■ Given entries ■
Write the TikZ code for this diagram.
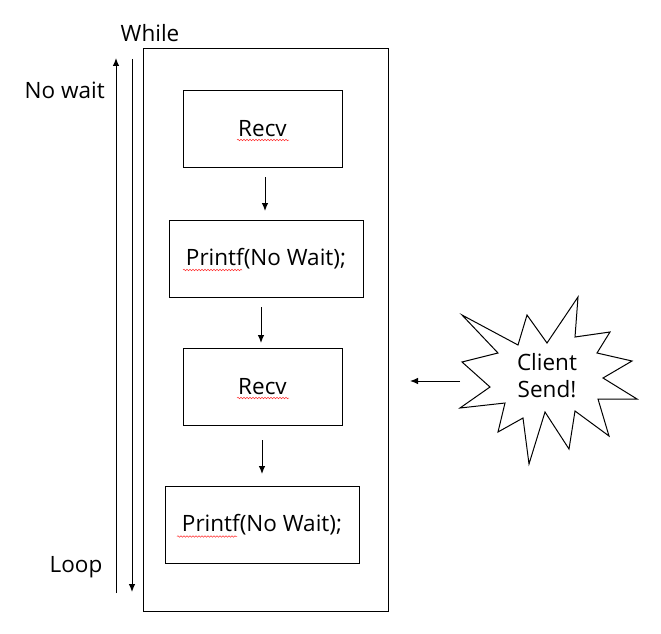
\documentclass[tikz,border=0pt]{standalone}
\usepackage{fontspec}
\setmainfont{Open Sans}
\usetikzlibrary{calc,arrows.meta,decorations.pathmorphing}

\begin{document}
\begin{tikzpicture}[x=1pt,y=-1pt,font=\fontsize{22.5}{27}\selectfont,line width=1pt]
\useasboundingbox (0,0) rectangle (661,634);

% This determines how the boxes and arrows will look.
\tikzstyle{stepbox}=[draw,outer sep=0pt,minimum height=77pt]
\tikzstyle{flow}=[-{Latex[length=8pt,width=6.5pt]}]
\tikzstyle{typo}=[red!80!white,line width=0.5pt,decorate,decoration={snake,segment length=3pt,amplitude=0.8pt}]

% This draws the while loop.
\node[draw,outer sep=0pt,minimum width=245pt,minimum height=562pt] (loop) at (265.5,330) {};

% This draws the steps inside the loop.
\node[stepbox,minimum width=159pt] (recvA) at (262.5,128.5) {Recv};
\node[stepbox,minimum width=194pt] (printA) at (266,258.5) {Printf(No Wait);};
\node[stepbox,minimum width=159pt] (recvB) at (262.5,386.5) {Recv};
\node[stepbox,minimum width=194pt] (printB) at (262,524.5) {Printf(No Wait);};

% This draws the arrows between the steps.
\draw[flow,shorten <=10pt,shorten >=9pt] ($(recvA.south)+(2.5,0)$) -- ($(printA.north)+(-1,0)$);
\draw[flow,shorten <=10pt,shorten >=5pt] ($(printA.south)+(-5,0)$) -- ($(recvB.north)+(-1.5,0)$);
\draw[flow,shorten <=15pt,shorten >=12pt] ($(recvB.south)+(-0.5,0)$) -- (printB.north);

% This draws the spelling marks.
\draw[typo] ($(recvA)+(-25.5,11.5)$) -- ++(52,0);
\draw[typo] ($(printA)+(-83,11.5)$) -- ++(59,0);
\draw[typo] ($(recvB)+(-25.5,11.5)$) -- ++(52,0);
\draw[typo] ($(printB)+(-85,12)$) -- ++(60,0);

% This draws the loop labels and arrows.
\node[anchor=base] (whileText) at (150,41.7) {While};
\node[anchor=base] (nowaitText) at (64.7,98.3) {No wait};
\node[anchor=base] (loopText) at (76,572.7) {Loop};

\coordinate (waitS) at ($(loop.south west)+(-27,-18)$);
\coordinate (waitE) at ($(loop.north west)+(-27,9)$);
\draw[flow] (waitS) -- (waitE);
\coordinate (loopS) at ($(loop.north west)+(-11,10)$);
\coordinate (loopE) at ($(loop.south west)+(-11,-19)$);
\draw[flow] (loopS) -- (loopE);

% This draws the client burst.
\coordinate (burst) at (547,381);
\draw[shift={(burst)}] (-85,-66) -- (-29,-36) -- (-20,-66) -- (0,-38) -- (31,-84)
  -- (28,-44) -- (63,-49) -- (50,-28) -- (85,-20) -- (56,-3) -- (90,18)
  -- (51,18) -- (62,55) -- (28,30) -- (22,68) -- (-2,31) -- (-18,83)
  -- (-24,37) -- (-49,51) -- (-42,22) -- (-87,27) -- (-57,6) -- (-85,-19)
  -- (-49,-28) -- cycle;
\node[align=center] (client) at ($(burst)+(0,-5)$) {Client\\Send!};

\coordinate (burstW) at ($(burst)+(-87,0)$);
\draw[flow] (burstW) -- ($(loop.east |- burst)+(22,0)$);
\end{tikzpicture}
\end{document}
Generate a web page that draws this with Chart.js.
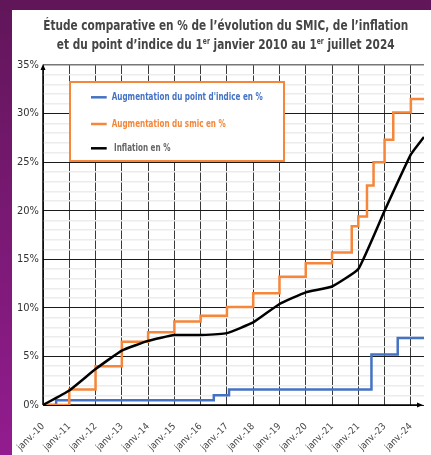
<!DOCTYPE html>
<html lang="fr">
<head>
<meta charset="utf-8">
<script src="https://cdn.jsdelivr.net/npm/chart.js@4.4.1/dist/chart.umd.min.js"></script>
<style>
  html, body { margin: 0; padding: 0; }
  body { width: 431px; height: 455px; overflow: hidden; position: relative;
         background: linear-gradient(to bottom, #611659, #931c8f); }
  #wrap { position: absolute; left: 12px; top: 10px; width: 419px; height: 445px; background: #fff; }
</style>
</head>
<body>
<div id="wrap"><canvas id="smicChart"></canvas></div>
<script>
// x tick labels (one per january, the typo on 2022 is in the original)
const xLabels = ['janv.-10', 'janv.-11', 'janv.-12', 'janv.-13', 'janv.-14', 'janv.-15', 'janv.-16',
  'janv.-17', 'janv.-18', 'janv.-19', 'janv.-20', 'janv.-21', 'janv.-21', 'janv.-23', 'janv.-24'];
const firstYear = 2010;
const lastDate = 2024.5;

// point d'indice (cumulative %)
const indiceDates = [2010, 2010.5, 2016.5, 2017.08, 2022.5, 2023.5, 2024.5];
const indiceValues = [0, 0.5, 1.0, 1.6, 5.2, 6.9, 6.9];

// smic (cumulative %)
const smicDates = [2010, 2011, 2012, 2013, 2014, 2015, 2016, 2017, 2018, 2019, 2020, 2021,
  2021.75, 2022, 2022.33, 2022.58, 2023, 2023.33, 2024, 2024.5];
const smicValues = [0, 1.6, 4.0, 6.5, 7.5, 8.6, 9.2, 10.1, 11.5, 13.2, 14.6, 15.7,
  18.4, 19.4, 22.6, 25.0, 27.3, 30.1, 31.5, 31.5];

// inflation (cumulative %)
const inflationDates = [2010, 2011, 2012, 2013, 2014, 2015, 2016, 2017, 2018, 2019, 2020, 2021,
  2022, 2023, 2024, 2024.5];
const inflationValues = [0, 1.5, 3.7, 5.6, 6.6, 7.2, 7.2, 7.4, 8.5, 10.4, 11.6, 12.2,
  14.0, 20.0, 25.8, 27.6];

const yMax = 35;

const FONT = "'Liberation Sans Narrow', 'DejaVu Sans Condensed', 'Arial Narrow', sans-serif";
const BLUE = '#4472c4';
const ORANGE = '#f5863a';

const toPoints = (xs, ys) => xs.map((x, i) => ({ x: x, y: ys[i] }));

// title with the "er" superscripts
const titleLines = [
  [{ t: 'Étude comparative en % de l’évolution du SMIC, de l’inflation' }],
  [{ t: 'et du point d’indice du 1' }, { t: 'er', sup: true }, { t: ' janvier 2010 au 1' },
   { t: 'er', sup: true }, { t: ' juillet 2024' }]
];

const titlePlugin = {
  id: 'twoLineTitle',
  afterDraw(chart) {
    const ctx = chart.ctx;
    const big = 'bold 14px ' + FONT;
    const small = 'bold 8px ' + FONT;
    const segWidth = seg => { ctx.font = seg.sup ? small : big; return ctx.measureText(seg.t).width; };
    const lineWidth = line => line.reduce((a, s) => a + segWidth(s), 0);
    const scale = 365 / lineWidth(titleLines[0]);
    const baselines = [20, 38.7];
    ctx.save();
    ctx.fillStyle = '#454545';
    ctx.textBaseline = 'alphabetic';
    ctx.textAlign = 'left';
    titleLines.forEach((line, i) => {
      const w = lineWidth(line) * scale;
      ctx.save();
      ctx.translate(213.7 - w / 2, baselines[i]);
      ctx.scale(scale, 1);
      let x = 0;
      line.forEach(seg => {
        ctx.font = seg.sup ? small : big;
        ctx.fillText(seg.t, x, seg.sup ? -5 : 0);
        x += ctx.measureText(seg.t).width;
      });
      ctx.restore();
    });
    ctx.restore();
  }
};

// axes with arrows
const axesPlugin = {
  id: 'arrowAxes',
  beforeDatasetsDraw(chart) {
    const { ctx, chartArea: a } = chart;
    ctx.save();
    ctx.strokeStyle = '#000';
    ctx.fillStyle = '#000';
    ctx.lineWidth = 1.5;
    ctx.beginPath();
    ctx.moveTo(a.left, a.bottom);
    ctx.lineTo(a.left, a.top + 2);
    ctx.moveTo(a.left, a.bottom);
    ctx.lineTo(a.right - 4, a.bottom);
    ctx.stroke();
    ctx.beginPath();
    ctx.moveTo(a.left, a.top - 1);
    ctx.lineTo(a.left - 2.5, a.top + 5);
    ctx.lineTo(a.left + 2.5, a.top + 5);
    ctx.closePath();
    ctx.fill();
    ctx.beginPath();
    ctx.moveTo(a.right - 1, a.bottom);
    ctx.lineTo(a.right - 7, a.bottom - 2.5);
    ctx.lineTo(a.right - 7, a.bottom + 2.5);
    ctx.closePath();
    ctx.fill();
    ctx.restore();
  }
};

// legend box inside the plot
const legendPlugin = {
  id: 'boxLegend',
  afterDraw(chart) {
    const ctx = chart.ctx;
    const rows = [87.3, 114, 138.3];
    const textColors = [BLUE, ORANGE, '#666'];
    const textX = [99.7, 99.7, 102];
    ctx.save();
    ctx.fillStyle = '#fff';
    ctx.fillRect(58, 72, 214, 79);
    ctx.strokeStyle = ORANGE;
    ctx.lineWidth = 2;
    ctx.strokeRect(58, 72, 214, 79);
    ctx.font = 'bold 11px ' + FONT;
    const scale = 151 / ctx.measureText(chart.data.datasets[0].label).width;
    chart.data.datasets.forEach((ds, i) => {
      ctx.strokeStyle = ds.borderColor;
      ctx.lineWidth = 2.5;
      ctx.beginPath();
      ctx.moveTo(79, rows[i]);
      ctx.lineTo(94.7, rows[i]);
      ctx.stroke();
      ctx.save();
      ctx.translate(textX[i], rows[i]);
      ctx.scale(scale, 1);
      ctx.fillStyle = textColors[i];
      ctx.textBaseline = 'middle';
      ctx.fillText(ds.label, 0, 0);
      ctx.restore();
    });
    ctx.restore();
  }
};

new Chart('smicChart', {
  type: 'line',
  data: {
    datasets: [
      {
        label: "Augmentation du point d'indice en %",
        data: toPoints(indiceDates, indiceValues),
        borderColor: BLUE,
        borderWidth: 2.5,
        stepped: true,
        pointRadius: 0,
        order: 3
      },
      {
        label: 'Augmentation du smic en %',
        data: toPoints(smicDates, smicValues),
        borderColor: ORANGE,
        borderWidth: 2.5,
        stepped: true,
        pointRadius: 0,
        order: 2
      },
      {
        label: 'Inflation en %',
        data: toPoints(inflationDates, inflationValues),
        borderColor: '#000',
        borderWidth: 2.5,
        tension: 0.12,
        pointRadius: 0,
        order: 1
      }
    ]
  },
  options: {
    responsive: true,
    maintainAspectRatio: false,
    animation: false,
    layout: { padding: { top: 55, right: 7, left: 0, bottom: 0 } },
    plugins: {
      legend: { display: false },
      title: { display: false },
      tooltip: { enabled: false }
    },
    scales: {
      x: {
        type: 'linear',
        min: firstYear,
        max: lastDate,
        afterBuildTicks: s => { s.ticks = xLabels.map((l, i) => ({ value: firstYear + i })); },
        afterFit: s => { s.height = 50; s.paddingLeft = 0; s.paddingRight = 0; },
        border: { display: false },
        grid: { color: '#3a3a3a', lineWidth: 1, drawTicks: false },
        ticks: {
          autoSkip: false,
          minRotation: 45,
          maxRotation: 45,
          padding: 16,
          color: '#444',
          font: { family: FONT, size: 9.5 },
          callback: v => xLabels[Math.round(v) - firstYear]
        }
      },
      y: {
        min: 0,
        max: yMax,
        afterBuildTicks: s => { s.ticks = Array.from({ length: yMax + 1 }, (_, i) => ({ value: i })); },
        afterFit: s => { s.width = 31; },
        border: { display: false },
        grid: {
          drawTicks: false,
          color: c => c.tick.value === yMax ? '#777' : (c.tick.value % 5 === 0 ? '#1a1a1a' : '#ececec'),
          lineWidth: c => c.tick.value % 5 === 0 ? (c.tick.value === yMax ? 1.5 : 1) : 1.5
        },
        ticks: {
          autoSkip: false,
          padding: 4,
          color: '#333',
          font: { family: FONT, size: 11 },
          callback: v => v % 5 === 0 ? v + '%' : ''
        }
      }
    }
  },
  plugins: [titlePlugin, axesPlugin, legendPlugin]
});
</script>
</body>
</html>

■ Problem to solve ■
Skip the pictures. Set down only the lines from the one containing "Generate a web" through the one containing "18.4, 19.4, 22.6, 25.0, 27.3, 30.1, 31.5, 31.5];", exactly as they appear, ends included.

■ Full solution ■
Generate a web page that draws this with Chart.js.
<!DOCTYPE html>
<html lang="fr">
<head>
<meta charset="utf-8">
<script src="https://cdn.jsdelivr.net/npm/chart.js@4.4.1/dist/chart.umd.min.js"></script>
<style>
  html, body { margin: 0; padding: 0; }
  body { width: 431px; height: 455px; overflow: hidden; position: relative;
         background: linear-gradient(to bottom, #611659, #931c8f); }
  #wrap { position: absolute; left: 12px; top: 10px; width: 419px; height: 445px; background: #fff; }
</style>
</head>
<body>
<div id="wrap"><canvas id="smicChart"></canvas></div>
<script>
// x tick labels (one per january, the typo on 2022 is in the original)
const xLabels = ['janv.-10', 'janv.-11', 'janv.-12', 'janv.-13', 'janv.-14', 'janv.-15', 'janv.-16',
  'janv.-17', 'janv.-18', 'janv.-19', 'janv.-20', 'janv.-21', 'janv.-21', 'janv.-23', 'janv.-24'];
const firstYear = 2010;
const lastDate = 2024.5;

// point d'indice (cumulative %)
const indiceDates = [2010, 2010.5, 2016.5, 2017.08, 2022.5, 2023.5, 2024.5];
const indiceValues = [0, 0.5, 1.0, 1.6, 5.2, 6.9, 6.9];

// smic (cumulative %)
const smicDates = [2010, 2011, 2012, 2013, 2014, 2015, 2016, 2017, 2018, 2019, 2020, 2021,
  2021.75, 2022, 2022.33, 2022.58, 2023, 2023.33, 2024, 2024.5];
const smicValues = [0, 1.6, 4.0, 6.5, 7.5, 8.6, 9.2, 10.1, 11.5, 13.2, 14.6, 15.7,
  18.4, 19.4, 22.6, 25.0, 27.3, 30.1, 31.5, 31.5];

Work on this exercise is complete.